# Short task:
Look through the data for the string "image". Copy every line where it is found.

Rows from a dataset of charts and code:
==========
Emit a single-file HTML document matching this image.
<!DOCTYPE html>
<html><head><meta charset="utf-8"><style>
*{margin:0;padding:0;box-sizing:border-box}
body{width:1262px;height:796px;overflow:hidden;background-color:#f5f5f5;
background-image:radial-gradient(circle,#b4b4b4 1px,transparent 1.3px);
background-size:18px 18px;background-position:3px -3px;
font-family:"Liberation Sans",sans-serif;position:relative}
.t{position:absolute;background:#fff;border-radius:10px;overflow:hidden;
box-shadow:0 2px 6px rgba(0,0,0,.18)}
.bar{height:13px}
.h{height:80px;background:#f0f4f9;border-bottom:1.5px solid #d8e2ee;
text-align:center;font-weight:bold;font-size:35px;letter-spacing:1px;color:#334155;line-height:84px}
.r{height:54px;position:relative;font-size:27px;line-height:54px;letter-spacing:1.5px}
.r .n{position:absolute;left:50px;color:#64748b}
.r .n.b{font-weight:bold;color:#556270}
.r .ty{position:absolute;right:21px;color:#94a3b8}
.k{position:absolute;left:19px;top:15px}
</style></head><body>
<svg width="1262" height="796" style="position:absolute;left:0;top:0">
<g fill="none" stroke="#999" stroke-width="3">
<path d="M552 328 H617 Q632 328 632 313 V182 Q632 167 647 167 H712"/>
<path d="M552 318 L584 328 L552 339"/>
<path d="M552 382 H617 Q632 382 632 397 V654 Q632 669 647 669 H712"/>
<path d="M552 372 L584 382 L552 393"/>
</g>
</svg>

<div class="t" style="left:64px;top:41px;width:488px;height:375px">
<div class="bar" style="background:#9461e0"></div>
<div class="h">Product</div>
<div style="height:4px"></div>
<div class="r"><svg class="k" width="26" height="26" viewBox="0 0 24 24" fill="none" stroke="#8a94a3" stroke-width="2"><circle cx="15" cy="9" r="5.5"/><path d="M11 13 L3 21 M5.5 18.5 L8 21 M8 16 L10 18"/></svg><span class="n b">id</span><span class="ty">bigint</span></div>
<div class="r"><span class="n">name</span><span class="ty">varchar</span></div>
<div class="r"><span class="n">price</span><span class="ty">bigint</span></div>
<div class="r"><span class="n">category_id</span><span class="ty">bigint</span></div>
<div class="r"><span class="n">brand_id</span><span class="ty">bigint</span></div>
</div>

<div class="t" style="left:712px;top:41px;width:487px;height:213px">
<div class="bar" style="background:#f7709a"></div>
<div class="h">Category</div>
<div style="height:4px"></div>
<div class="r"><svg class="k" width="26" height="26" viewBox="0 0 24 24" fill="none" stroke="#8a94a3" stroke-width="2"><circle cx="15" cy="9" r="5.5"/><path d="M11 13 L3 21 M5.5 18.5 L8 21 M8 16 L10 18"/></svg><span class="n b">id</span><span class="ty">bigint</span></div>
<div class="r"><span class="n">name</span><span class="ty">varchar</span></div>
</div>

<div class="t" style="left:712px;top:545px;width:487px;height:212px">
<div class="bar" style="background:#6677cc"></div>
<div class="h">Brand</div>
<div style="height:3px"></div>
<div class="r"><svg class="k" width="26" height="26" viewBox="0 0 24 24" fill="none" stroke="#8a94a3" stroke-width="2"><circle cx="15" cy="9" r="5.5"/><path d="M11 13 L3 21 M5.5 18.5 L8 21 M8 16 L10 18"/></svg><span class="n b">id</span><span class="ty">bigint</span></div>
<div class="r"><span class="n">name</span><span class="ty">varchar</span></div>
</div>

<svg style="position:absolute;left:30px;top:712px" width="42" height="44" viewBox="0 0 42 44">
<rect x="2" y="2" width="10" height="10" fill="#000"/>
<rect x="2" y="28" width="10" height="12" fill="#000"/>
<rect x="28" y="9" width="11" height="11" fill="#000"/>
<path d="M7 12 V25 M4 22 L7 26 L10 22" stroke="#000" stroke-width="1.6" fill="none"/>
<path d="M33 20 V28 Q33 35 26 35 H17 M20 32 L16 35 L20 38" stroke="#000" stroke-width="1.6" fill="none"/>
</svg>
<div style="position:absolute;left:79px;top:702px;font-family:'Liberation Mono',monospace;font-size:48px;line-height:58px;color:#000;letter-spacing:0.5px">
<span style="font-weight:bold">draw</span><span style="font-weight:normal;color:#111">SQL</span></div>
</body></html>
==========
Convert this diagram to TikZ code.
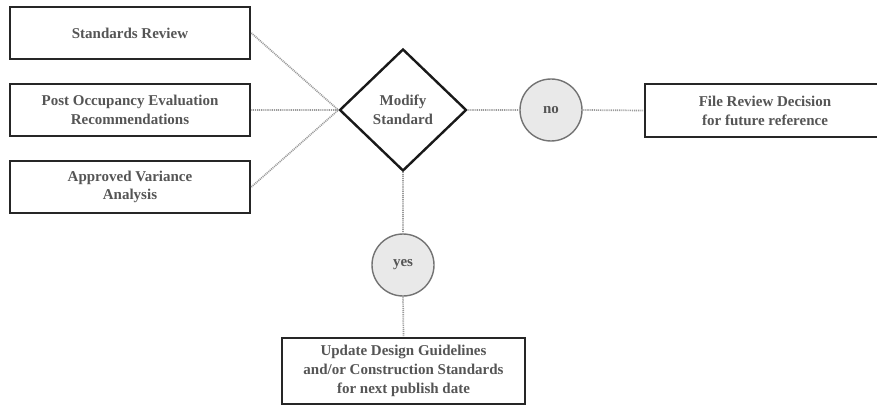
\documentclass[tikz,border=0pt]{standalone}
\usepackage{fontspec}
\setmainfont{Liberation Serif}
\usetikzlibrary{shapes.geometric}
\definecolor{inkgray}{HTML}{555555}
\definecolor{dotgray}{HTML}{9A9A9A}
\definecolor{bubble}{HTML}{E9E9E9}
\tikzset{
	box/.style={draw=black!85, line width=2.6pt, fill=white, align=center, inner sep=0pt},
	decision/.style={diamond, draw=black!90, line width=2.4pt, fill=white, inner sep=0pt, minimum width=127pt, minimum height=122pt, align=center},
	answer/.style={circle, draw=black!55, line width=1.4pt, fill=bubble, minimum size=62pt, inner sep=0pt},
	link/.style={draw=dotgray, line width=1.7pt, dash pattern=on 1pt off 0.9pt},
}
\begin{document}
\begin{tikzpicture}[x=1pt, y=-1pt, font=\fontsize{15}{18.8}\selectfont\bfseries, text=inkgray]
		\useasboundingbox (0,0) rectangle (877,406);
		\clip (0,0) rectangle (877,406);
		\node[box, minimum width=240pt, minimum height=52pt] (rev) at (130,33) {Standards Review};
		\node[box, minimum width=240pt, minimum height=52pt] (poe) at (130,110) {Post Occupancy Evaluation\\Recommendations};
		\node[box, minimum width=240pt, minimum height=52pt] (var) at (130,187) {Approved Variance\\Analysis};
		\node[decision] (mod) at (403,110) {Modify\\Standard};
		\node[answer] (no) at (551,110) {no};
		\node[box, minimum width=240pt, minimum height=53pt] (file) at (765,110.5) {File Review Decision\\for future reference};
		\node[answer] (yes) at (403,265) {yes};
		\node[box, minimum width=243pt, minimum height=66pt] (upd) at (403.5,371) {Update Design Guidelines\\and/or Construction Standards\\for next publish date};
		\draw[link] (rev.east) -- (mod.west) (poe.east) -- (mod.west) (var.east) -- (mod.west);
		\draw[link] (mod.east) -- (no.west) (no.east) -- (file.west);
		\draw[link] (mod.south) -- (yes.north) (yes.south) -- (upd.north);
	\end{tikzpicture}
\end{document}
==========
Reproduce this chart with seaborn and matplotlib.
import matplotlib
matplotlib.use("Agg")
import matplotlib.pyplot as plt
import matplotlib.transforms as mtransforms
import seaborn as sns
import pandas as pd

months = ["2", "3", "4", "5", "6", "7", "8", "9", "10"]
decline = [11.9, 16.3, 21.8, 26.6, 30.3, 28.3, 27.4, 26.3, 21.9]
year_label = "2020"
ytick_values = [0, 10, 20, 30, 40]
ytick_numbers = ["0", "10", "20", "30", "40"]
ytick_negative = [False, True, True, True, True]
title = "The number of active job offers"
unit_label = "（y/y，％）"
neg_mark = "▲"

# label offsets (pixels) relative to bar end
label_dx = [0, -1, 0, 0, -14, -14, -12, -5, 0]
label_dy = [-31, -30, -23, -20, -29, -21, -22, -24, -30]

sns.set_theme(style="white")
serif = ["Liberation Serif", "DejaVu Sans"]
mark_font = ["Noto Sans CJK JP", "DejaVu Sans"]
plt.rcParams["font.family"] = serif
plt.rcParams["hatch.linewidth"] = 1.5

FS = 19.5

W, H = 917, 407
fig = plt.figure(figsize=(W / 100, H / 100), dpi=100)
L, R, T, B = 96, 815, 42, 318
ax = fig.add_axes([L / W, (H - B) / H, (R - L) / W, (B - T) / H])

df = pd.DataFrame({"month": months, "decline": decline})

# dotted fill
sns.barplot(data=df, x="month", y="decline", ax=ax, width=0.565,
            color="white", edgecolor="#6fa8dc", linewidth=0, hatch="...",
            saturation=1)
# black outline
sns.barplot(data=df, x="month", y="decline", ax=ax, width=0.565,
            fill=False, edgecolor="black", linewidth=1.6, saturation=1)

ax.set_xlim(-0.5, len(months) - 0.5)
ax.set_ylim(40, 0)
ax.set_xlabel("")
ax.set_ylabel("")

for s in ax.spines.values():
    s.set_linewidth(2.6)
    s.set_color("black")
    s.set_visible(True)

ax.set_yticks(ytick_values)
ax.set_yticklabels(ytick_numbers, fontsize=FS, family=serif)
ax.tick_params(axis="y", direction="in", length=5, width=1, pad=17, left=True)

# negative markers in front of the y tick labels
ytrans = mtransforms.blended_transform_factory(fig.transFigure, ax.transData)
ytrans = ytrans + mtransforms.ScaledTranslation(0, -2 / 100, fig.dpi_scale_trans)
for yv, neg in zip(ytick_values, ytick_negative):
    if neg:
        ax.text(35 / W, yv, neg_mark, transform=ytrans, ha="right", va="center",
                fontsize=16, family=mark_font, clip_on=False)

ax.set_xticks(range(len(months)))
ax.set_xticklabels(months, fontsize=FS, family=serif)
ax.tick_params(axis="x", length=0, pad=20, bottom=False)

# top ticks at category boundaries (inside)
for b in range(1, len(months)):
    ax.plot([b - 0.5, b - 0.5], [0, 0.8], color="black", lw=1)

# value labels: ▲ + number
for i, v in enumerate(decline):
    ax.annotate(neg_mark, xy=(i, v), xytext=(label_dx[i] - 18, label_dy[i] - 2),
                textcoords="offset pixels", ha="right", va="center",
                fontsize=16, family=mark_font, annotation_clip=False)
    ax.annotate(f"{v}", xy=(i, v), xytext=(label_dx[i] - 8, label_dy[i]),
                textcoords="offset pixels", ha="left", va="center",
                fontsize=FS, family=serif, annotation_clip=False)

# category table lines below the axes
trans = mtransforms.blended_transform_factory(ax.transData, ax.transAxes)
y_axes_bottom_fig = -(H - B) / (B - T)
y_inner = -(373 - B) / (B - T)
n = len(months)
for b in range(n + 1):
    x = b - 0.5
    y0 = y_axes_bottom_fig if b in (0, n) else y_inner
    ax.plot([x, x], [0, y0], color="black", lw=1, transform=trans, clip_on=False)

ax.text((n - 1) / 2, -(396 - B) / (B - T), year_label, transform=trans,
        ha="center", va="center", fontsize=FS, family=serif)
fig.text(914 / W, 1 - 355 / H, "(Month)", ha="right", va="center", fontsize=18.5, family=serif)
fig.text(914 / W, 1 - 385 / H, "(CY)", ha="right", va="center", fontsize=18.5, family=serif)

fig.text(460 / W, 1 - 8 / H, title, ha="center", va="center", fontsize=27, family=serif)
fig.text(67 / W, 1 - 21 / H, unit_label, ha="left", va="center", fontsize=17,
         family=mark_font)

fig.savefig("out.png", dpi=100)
==========
# Exercise result:
Emit a single-file HTML document matching this image.
background-image:radial-gradient(circle,#b4b4b4 1px,transparent 1.3px);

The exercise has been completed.